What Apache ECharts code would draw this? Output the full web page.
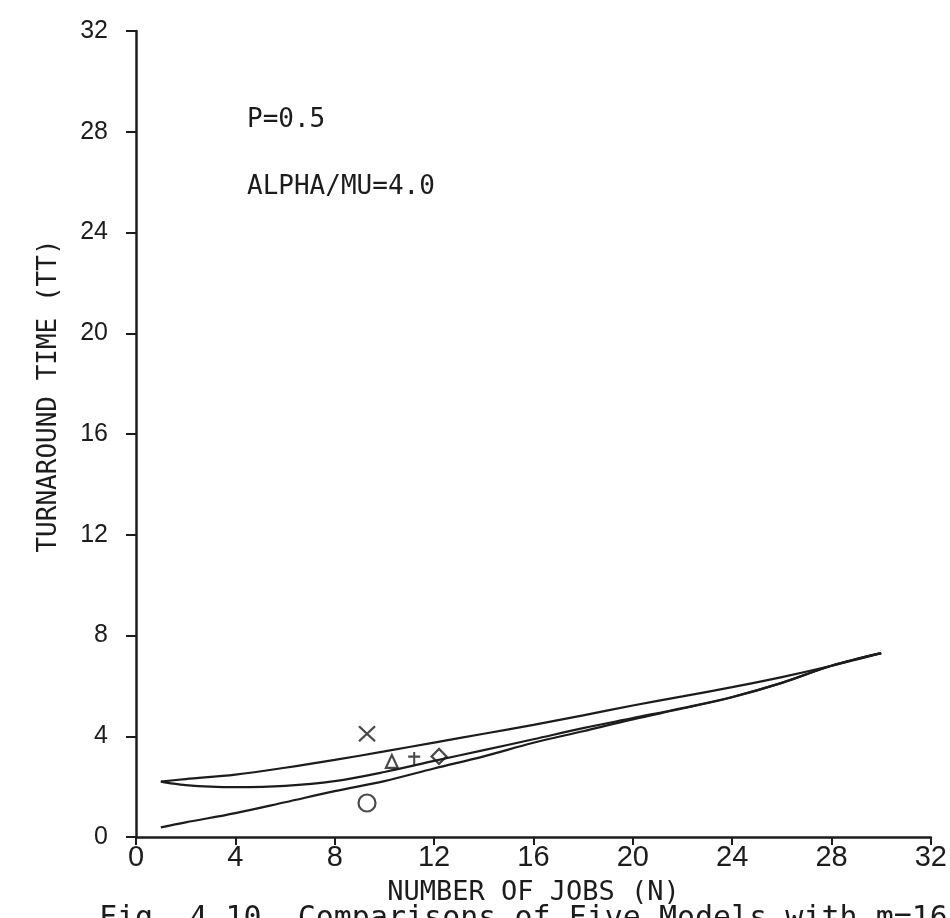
<!DOCTYPE html>
<html>
<head>
<meta charset="utf-8">
<script src="https://cdn.jsdelivr.net/npm/echarts/dist/echarts.min.js"></script>
<style>
html,body{margin:0;padding:0;background:#ffffff;}
#chart{width:950px;height:918px;}
</style>
</head>
<body>
<div id="chart"></div>
<script>
// ---- data ----
const xTickLabels = ['0','4','8','12','16','20','24','28','32'];
const yTickLabels = ['0','4','8','12','16','20','24','28','32'];

const upperX = [1, 2, 4, 6, 8, 10, 12, 14, 16, 18, 20, 22, 24, 26, 28, 30];
const upperY = [2.2, 2.3, 2.48, 2.75, 3.06, 3.4, 3.75, 4.1, 4.45, 4.83, 5.22, 5.58, 5.95, 6.35, 6.8, 7.3];

const middleX = [1, 1.5, 2, 3, 4, 6, 8, 10, 12, 14, 16, 18, 20, 22, 24, 26, 28, 30];
const middleY = [2.2, 2.12, 2.06, 2.0, 1.98, 2.03, 2.22, 2.58, 3.02, 3.45, 3.88, 4.32, 4.72, 5.12, 5.56, 6.12, 6.8, 7.3];

const lowerX = [1, 2, 4, 6, 8, 10, 12, 14, 16, 18, 20, 22, 24, 26, 28, 30];
const lowerY = [0.38, 0.58, 0.95, 1.38, 1.82, 2.22, 2.72, 3.2, 3.74, 4.2, 4.67, 5.1, 5.55, 6.12, 6.8, 7.3];

const modelNames = ['X', 'Triangle', 'Plus', 'Diamond', 'Circle'];
const modelX = [9.3, 10.3, 11.2, 12.2, 9.3];
const modelY = [4.1, 3.0, 3.1, 3.2, 1.35];

const annotations = ['P=0.5', 'ALPHA/MU=4.0'];
const caption = 'Fig. 4.10  Comparisons of Five Models with m=16';
const xAxisTitle = 'NUMBER OF JOBS (N)';
const yAxisTitle = 'TURNAROUND TIME (TT)';

// ---- styling ----
const INK = '#1c1c1c';
const MONO = '"DejaVu Sans Mono", "Liberation Mono", monospace';
const SANS = '"Liberation Sans", Arial, sans-serif';

function pairs(xs, ys) { return xs.map((x, i) => [x, ys[i]]); }

const symbolDefs = [
  { symbol: 'path://M0,0L10,10M10,0L0,10', size: [16, 15] },
  { symbol: 'triangle', size: [12, 13] },
  { symbol: 'path://M5,0L5,12M0,4L10,4', size: [12, 14] },
  { symbol: 'diamond', size: [15, 15] },
  { symbol: 'circle', size: 17 }
];

const lineSeries = [
  { name: 'upper', data: pairs(upperX, upperY) },
  { name: 'middle', data: pairs(middleX, middleY) },
  { name: 'lower', data: pairs(lowerX, lowerY) }
].map(s => ({
  type: 'line',
  name: s.name,
  data: s.data,
  smooth: 0.35,
  showSymbol: false,
  lineStyle: { color: INK, width: 2.2 },
  z: 2,
  silent: true
}));

const markerSeries = modelNames.map((n, i) => ({
  type: 'scatter',
  name: n,
  data: [[modelX[i], modelY[i]]],
  symbol: symbolDefs[i].symbol,
  symbolSize: symbolDefs[i].size,
  itemStyle: { color: 'rgba(0,0,0,0)', borderColor: INK, borderWidth: 2.2 },
  z: 3,
  silent: true
}));

const chart = echarts.init(document.getElementById('chart'), null, { renderer: 'canvas' });

chart.setOption({
  backgroundColor: '#ffffff',
  animation: false,
  grid: { left: 136, right: 18, top: 31, bottom: 81, containLabel: false },
  xAxis: {
    type: 'value',
    min: 0, max: 32, interval: 4,
    name: xAxisTitle,
    nameLocation: 'middle',
    nameGap: 42,
    nameTextStyle: { fontFamily: MONO, fontSize: 27, color: INK },
    axisLine: { show: true, onZero: false, lineStyle: { color: INK, width: 2.5 } },
    axisTick: { show: true, inside: false, length: 8, lineStyle: { color: INK, width: 2 } },
    axisLabel: {
      show: true, margin: 6, fontFamily: SANS, fontSize: 29, color: INK,
      showMinLabel: true, showMaxLabel: true,
      formatter: (v) => xTickLabels[Math.round(v / 4)]
    },
    splitLine: { show: false }
  },
  yAxis: {
    type: 'value',
    min: 0, max: 32, interval: 4,
    name: yAxisTitle,
    nameLocation: 'middle',
    nameRotate: 90,
    nameGap: 74,
    nameTextStyle: { fontFamily: MONO, fontSize: 26, color: INK, padding: [0, 0, 0, 76] },
    axisLine: { show: true, onZero: false, lineStyle: { color: INK, width: 2.5 } },
    axisTick: { show: true, inside: false, length: 10, lineStyle: { color: INK, width: 2 } },
    axisLabel: {
      show: true, margin: 28, fontFamily: SANS, fontSize: 25, color: INK,
      showMinLabel: true, showMaxLabel: true,
      formatter: (v) => yTickLabels[Math.round(v / 4)]
    },
    splitLine: { show: false }
  },
  graphic: [
    { type: 'text', left: 247, top: 107, style: { text: annotations[0], font: '26px ' + MONO, fill: INK } },
    { type: 'text', left: 247, top: 174, style: { text: annotations[1], font: '26px ' + MONO, fill: INK } },
    { type: 'text', left: 99, top: 904, style: { text: caption, font: '30px ' + MONO, fill: INK } }
  ],
  series: lineSeries.concat(markerSeries)
});
</script>
</body>
</html>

> **GIVEN INSTRUCTION**:
Only lines belong in the copy: transcribe those from the start of the data through the line that contains "const modelY = [4.1, 3.0, 3.1, 3.2, 1.35];", and skip the pictures.

> **REPLY TO THE TASK**:
What Apache ECharts code would draw this? Output the full web page.
<!DOCTYPE html>
<html>
<head>
<meta charset="utf-8">
<script src="https://cdn.jsdelivr.net/npm/echarts/dist/echarts.min.js"></script>
<style>
html,body{margin:0;padding:0;background:#ffffff;}
#chart{width:950px;height:918px;}
</style>
</head>
<body>
<div id="chart"></div>
<script>
// ---- data ----
const xTickLabels = ['0','4','8','12','16','20','24','28','32'];
const yTickLabels = ['0','4','8','12','16','20','24','28','32'];

const upperX = [1, 2, 4, 6, 8, 10, 12, 14, 16, 18, 20, 22, 24, 26, 28, 30];
const upperY = [2.2, 2.3, 2.48, 2.75, 3.06, 3.4, 3.75, 4.1, 4.45, 4.83, 5.22, 5.58, 5.95, 6.35, 6.8, 7.3];

const middleX = [1, 1.5, 2, 3, 4, 6, 8, 10, 12, 14, 16, 18, 20, 22, 24, 26, 28, 30];
const middleY = [2.2, 2.12, 2.06, 2.0, 1.98, 2.03, 2.22, 2.58, 3.02, 3.45, 3.88, 4.32, 4.72, 5.12, 5.56, 6.12, 6.8, 7.3];

const lowerX = [1, 2, 4, 6, 8, 10, 12, 14, 16, 18, 20, 22, 24, 26, 28, 30];
const lowerY = [0.38, 0.58, 0.95, 1.38, 1.82, 2.22, 2.72, 3.2, 3.74, 4.2, 4.67, 5.1, 5.55, 6.12, 6.8, 7.3];

const modelNames = ['X', 'Triangle', 'Plus', 'Diamond', 'Circle'];
const modelX = [9.3, 10.3, 11.2, 12.2, 9.3];
const modelY = [4.1, 3.0, 3.1, 3.2, 1.35];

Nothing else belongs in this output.